Supernova - Accelerating Machine Learning Inference
With machine learning is widely used in enterprises, big data are trained on the edge, inference services go to production either in the cloud or on the edge.
On the edge
- Edge devices have limited resources, space and power supply
- Edge servers cost much higher than devices
- Hardware accelerators are heterogeneous in architecture and various on interfaces and performance on the edge
In the cloud
- Accelerator market is dominated by Nvidia GPU
- Other options come as AMD GPU, Intel Habana Goya/Altera FPGA, AWS Inferentia, Xilinx FPGA etc
- Common inference interfaces from cloud to edge doesn’t appear generally
- Limitation on specific hardware accelerators or cloud leads to new vendor lock-in
Project Supernova is to build a common machine learning inference service framework by enabling machine learning inference accelerators across edge endpoint devices, edge systems and cloud, with or without hardware accelerators.

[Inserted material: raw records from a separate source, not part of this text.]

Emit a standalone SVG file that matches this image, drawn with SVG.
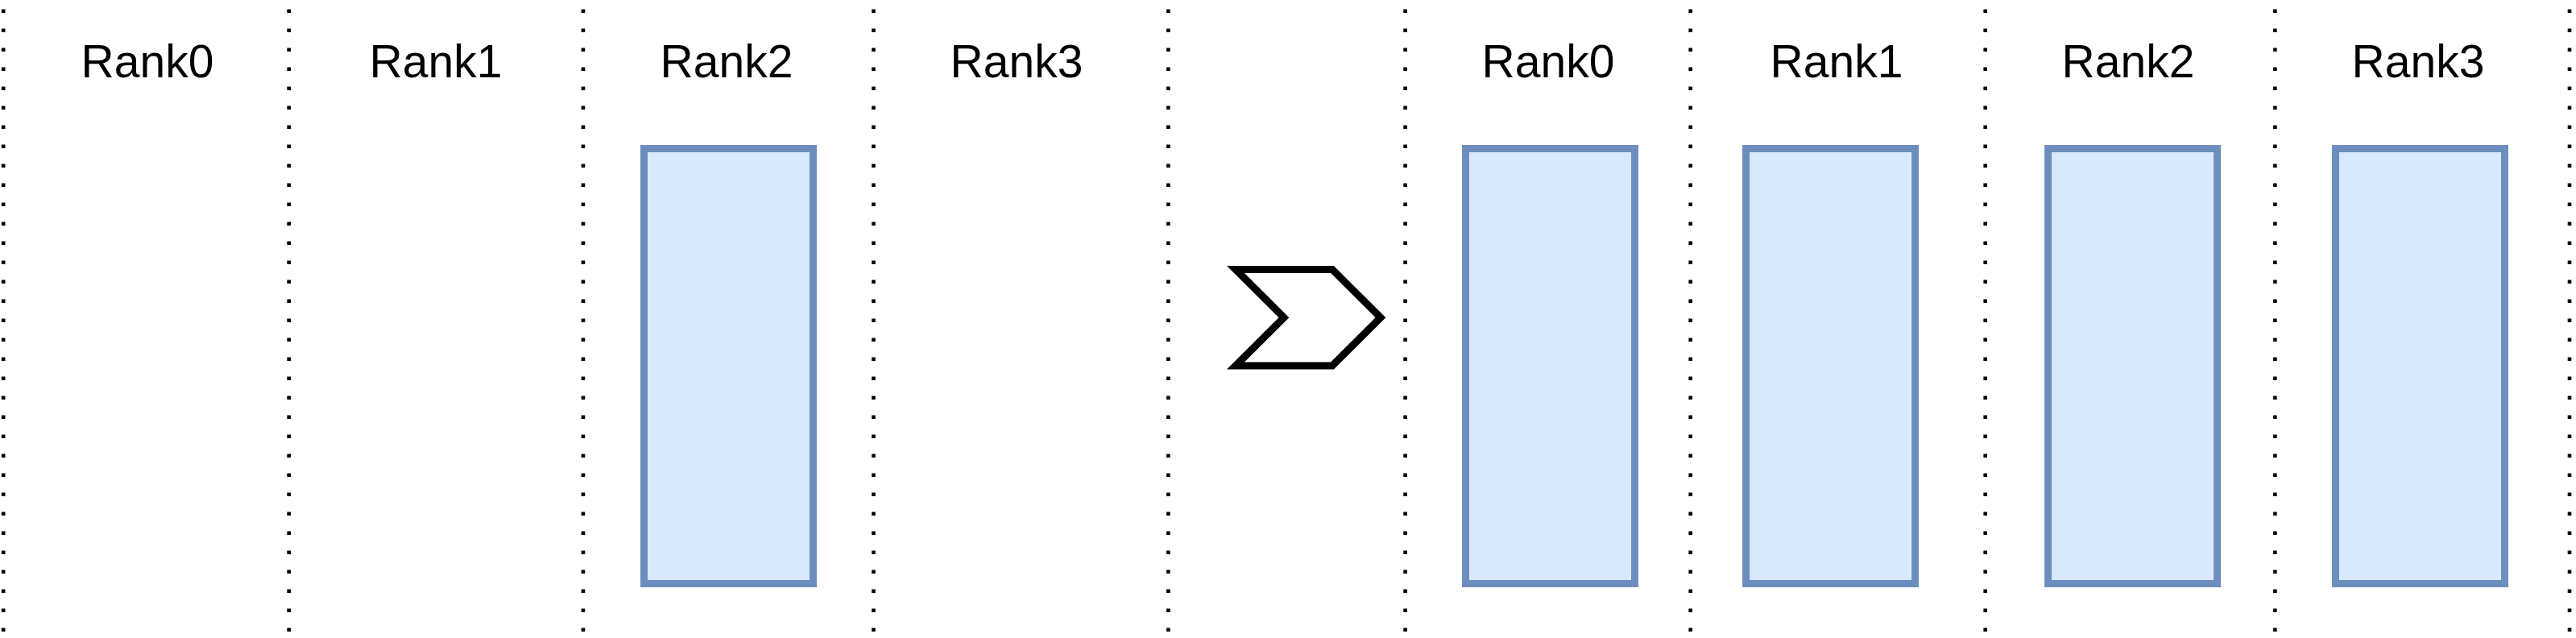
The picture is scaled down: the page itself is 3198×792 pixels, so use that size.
<svg xmlns="http://www.w3.org/2000/svg" width="3198" height="792" viewBox="0 0 3198 792">
<style>
.div{stroke:#000;stroke-width:4.6;stroke-dasharray:4.6 19.4;fill:none}
.box{fill:#dae8fc;stroke:#6c8ebf;stroke-width:9}
.lbl{font-family:"Liberation Sans",Arial,sans-serif;font-size:57px;fill:#000;text-anchor:middle}
.chev{fill:#fff;stroke:#000;stroke-width:9;stroke-miterlimit:10}
</style>
<rect width="3198" height="792" fill="#fff"/>
<g id="dividers">
<line class="div" x1="4.2" y1="11.4" x2="4.2" y2="790"/>
<line class="div" x1="358.7" y1="11.4" x2="358.7" y2="790"/>
<line class="div" x1="724" y1="11.4" x2="724" y2="790"/>
<line class="div" x1="1084.5" y1="11.4" x2="1084.5" y2="790"/>
<line class="div" x1="1450.4" y1="11.4" x2="1450.4" y2="790"/>
<line class="div" x1="1744.6" y1="11.4" x2="1744.6" y2="790"/>
<line class="div" x1="2098.7" y1="11.4" x2="2098.7" y2="790"/>
<line class="div" x1="2464.7" y1="11.4" x2="2464.7" y2="790"/>
<line class="div" x1="2824.4" y1="11.4" x2="2824.4" y2="790"/>
<line class="div" x1="3190" y1="11.4" x2="3190" y2="790"/>
</g>
<g id="labels-before">
<text class="lbl" x="183" y="95.5">Rank0</text>
<text class="lbl" x="541" y="95.5">Rank1</text>
<text class="lbl" x="902" y="95.5">Rank2</text>
<text class="lbl" x="1262" y="95.5">Rank3</text>
</g>
<g id="data-before-rank2"><rect class="box" x="799.5" y="184.5" width="210" height="540"/></g>
<g id="arrow-step"><polygon class="chev" points="1534,334.5 1654,334.5 1714,394.2 1654,454 1534,454 1594,394.2"/></g>
<g id="labels-after">
<text class="lbl" x="1922" y="95.5">Rank0</text>
<text class="lbl" x="2280" y="95.5">Rank1</text>
<text class="lbl" x="2642" y="95.5">Rank2</text>
<text class="lbl" x="3002" y="95.5">Rank3</text>
</g>
<g id="data-after-rank0"><rect class="box" x="1819.5" y="184.5" width="210" height="540"/></g>
<g id="data-after-rank1"><rect class="box" x="2167.6" y="184.5" width="210" height="540"/></g>
<g id="data-after-rank2"><rect class="box" x="2542.6" y="184.5" width="210" height="540"/></g>
<g id="data-after-rank3"><rect class="box" x="2899.5" y="184.5" width="210" height="540"/></g>
</svg>
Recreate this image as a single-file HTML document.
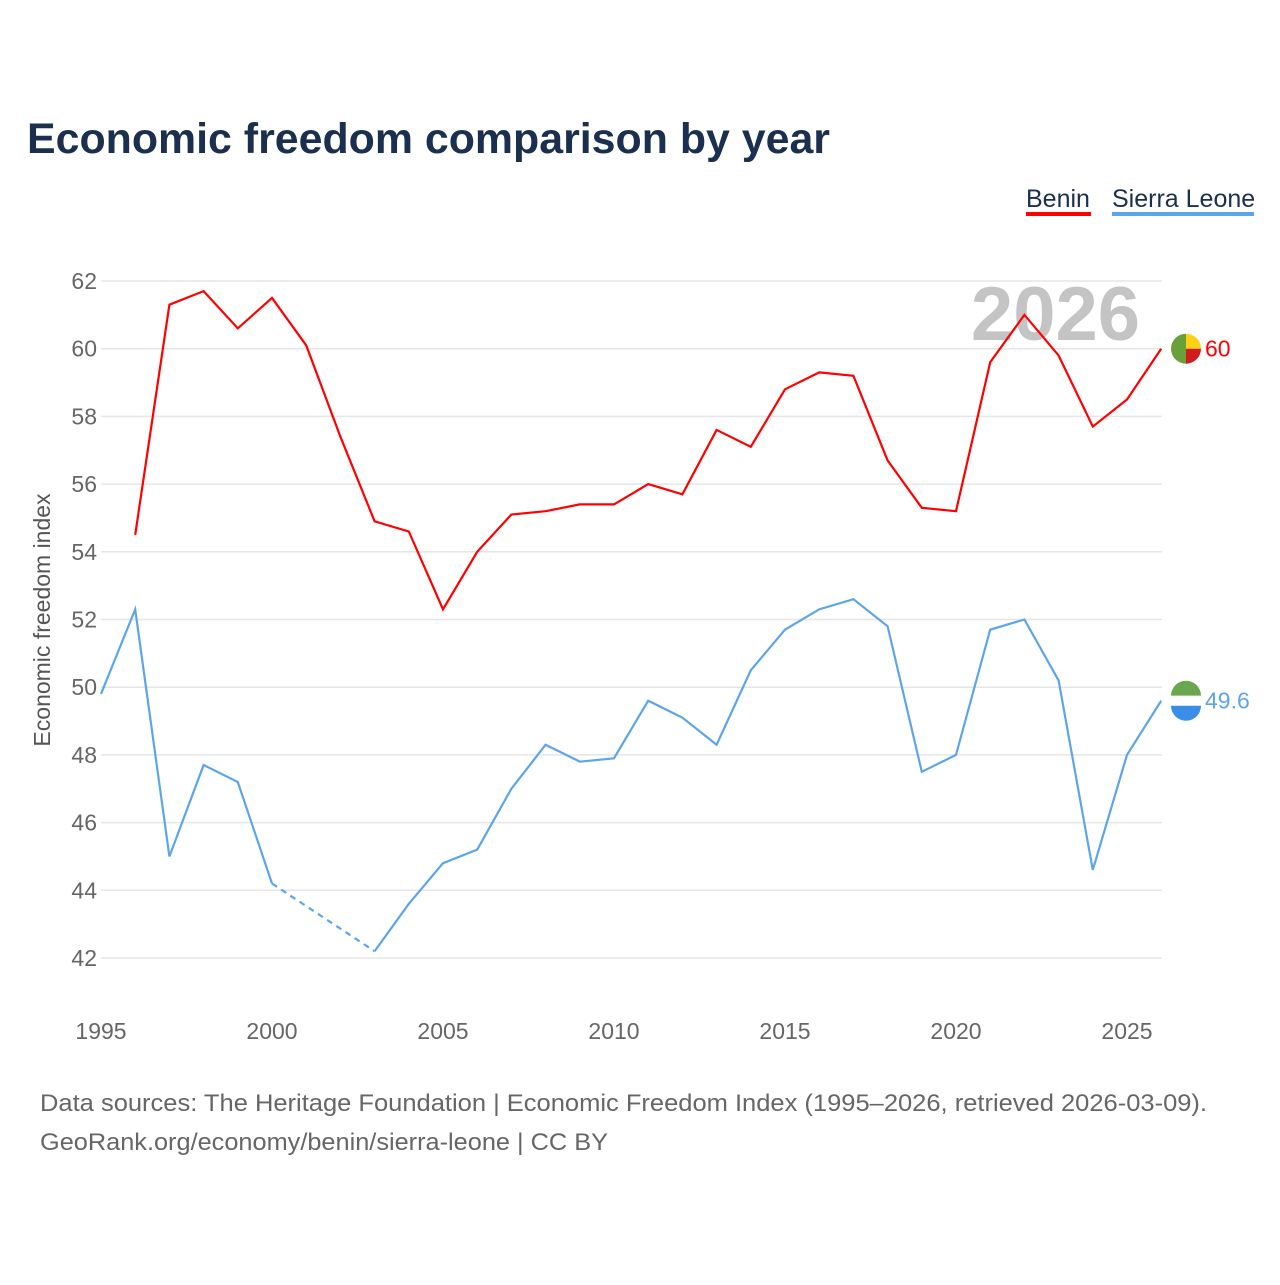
<!DOCTYPE html>
<html><head><meta charset="utf-8"><style>
body{margin:0;background:#fff;font-family:"Liberation Sans",sans-serif}
svg text{font-family:"Liberation Sans",sans-serif}
</style></head><body>
<svg id="c" width="1280" height="1280" viewBox="0 0 1280 1280">
<text x="27" y="153" font-size="43" font-weight="bold" fill="#1b2f4e" textLength="803" lengthAdjust="spacingAndGlyphs">Economic freedom comparison by year</text>
<g>
<text x="1026" y="207" font-size="25" fill="#1b2f4e">Benin</text>
<rect x="1026" y="212" width="65" height="4" fill="#f00"/>
<text x="1112" y="207" font-size="25" fill="#1b2f4e">Sierra Leone</text>
<rect x="1112" y="212" width="142" height="4" fill="#5da5ea"/>
</g>
<text x="1140" y="340" text-anchor="end" font-size="76" font-weight="bold" fill="#c4c4c4">2026</text>
<g id="grid"></g><g id="lines"></g>
<text transform="translate(50,620) rotate(-90)" text-anchor="middle" font-size="23" fill="#555">Economic freedom index</text>
<text x="40" y="1111" font-size="24" fill="#666" textLength="1167" lengthAdjust="spacingAndGlyphs">Data sources: The Heritage Foundation | Economic Freedom Index (1995–2026, retrieved 2026-03-09).</text>
<text x="40" y="1150" font-size="24" fill="#666" textLength="568" lengthAdjust="spacingAndGlyphs">GeoRank.org/economy/benin/sierra-leone | CC BY</text>
</svg>
<script>
const yTicks=[42,44,46,48,50,52,54,56,58,60,62];
const xTicks=[1995,2000,2005,2010,2015,2020,2025];
const beninYears=[1996,1997,1998,1999,2000,2001,2002,2003,2004,2005,2006,2007,2008,2009,2010,2011,2012,2013,2014,2015,2016,2017,2018,2019,2020,2021,2022,2023,2024,2025,2026];
const beninValues=[54.5,61.3,61.7,60.6,61.5,60.1,57.4,54.9,54.6,52.3,54.0,55.1,55.2,55.4,55.4,56.0,55.7,57.6,57.1,58.8,59.3,59.2,56.7,55.3,55.2,59.6,61.0,59.8,57.7,58.5,60.0];
const slYears=[1995,1996,1997,1998,1999,2000,2003,2004,2005,2006,2007,2008,2009,2010,2011,2012,2013,2014,2015,2016,2017,2018,2019,2020,2021,2022,2023,2024,2025,2026];
const slValues=[49.8,52.3,45.0,47.7,47.2,44.2,42.2,43.6,44.8,45.2,47.0,48.3,47.8,47.9,49.6,49.1,48.3,50.5,51.7,52.3,52.6,51.8,47.5,48.0,51.7,52.0,50.2,44.6,48.0,49.6];
const X=y=>101+(y-1995)*34.2, Y=v=>958-(v-42)*33.85;
const NS="http://www.w3.org/2000/svg";
const g=document.getElementById('grid'), L=document.getElementById('lines');
function mk(tag,attrs,parent){const e=document.createElementNS(NS,tag);for(const k in attrs)e.setAttribute(k,attrs[k]);parent.appendChild(e);return e;}
yTicks.forEach(v=>{
 const l=mk('line',{x1:101,x2:1162,y1:Y(v),y2:Y(v),stroke:'#e6e6e6','stroke-width':1.5},g);
 
 
 const t=mk('text',{x:97,y:Y(v)+8,'text-anchor':'end','font-size':23,fill:'#666'},g);t.textContent=v;
 
 
});
xTicks.forEach(v=>{
 const t=mk('text',{x:X(v),y:1039,'text-anchor':'middle','font-size':23,fill:'#666'},g);t.textContent=v;
 
 
});
function series(yrs,vals,col,name){
 let segs=[[0]];
 for(let i=1;i<yrs.length;i++){
  if(yrs[i]-yrs[i-1]>1){segs.push([i]);} else segs[segs.length-1].push(i);
 }
 segs.forEach((s,si)=>{
  const p=mk('polyline',{points:s.map(i=>X(yrs[i])+','+Y(vals[i])).join(' '),fill:'none',stroke:col,'stroke-width':2.2},L);
  
  
  if(si>0){const a=s[0]-1,b=s[0];
   const d=mk('line',{x1:X(yrs[a]),y1:Y(vals[a]),x2:X(yrs[b]),y2:Y(vals[b]),stroke:col,'stroke-width':2.2,'stroke-dasharray':'6,5'},L);
   
   }
 });
 const n=yrs.length-1,ly=Y(vals[n]);
 const t=mk('text',{x:1205,y:ly+8,'font-size':23,fill:col},L);t.textContent=vals[n];
 
 
 return ly;
}
const by=series(beninYears,beninValues,'#f00','benin');
const sy=series(slYears,slValues,'#5da5ea','sierra-leone');
const bf=mk('g',{},L);


mk('path',{d:`M1186 ${by} m0 -15 a15 15 0 0 0 0 30 z`,fill:'#6a9f3a'},bf);
mk('path',{d:`M1186 ${by-15} a15 15 0 0 1 15 15 h-15 z`,fill:'#fcd116'},bf);
mk('path',{d:`M1186 ${by} h15 a15 15 0 0 1 -15 15 z`,fill:'#d01c1f'},bf);
const sf=mk('g',{},L);


mk('path',{d:`M1171 ${sy-5} a15 15 0 0 1 30 0 z`,fill:'#6aa84f'},sf);
mk('rect',{x:1171,y:sy-5,width:30,height:10,fill:'#fff'},sf);
mk('path',{d:`M1171 ${sy+5} h30 a15 15 0 0 1 -30 0 z`,fill:'#3b8ee8'},sf);
</script>
</body></html>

- Micro-service based architecture with Restful API
- Support heterogenous system architectures from leading vendors
- Support accelerator compilers to native code
- Neutral to ML training framework file formats
- Work on both edge devices and clouds
- Hardware CPU support:
- x86-64, ARM64
- Hardware accelerator support:
- Intel VPU, Google Edge TPU, Nvidia GPU
- Inference toolkit support: OpenVINO, TensorRT & Tenserflow Lite
- Training framework data format: Tensorflow, Caffe, ONNX, MxNet
The common computing platforms including most resource-constrained edge system, PC, server, etc, where can deploy Linux/Docker.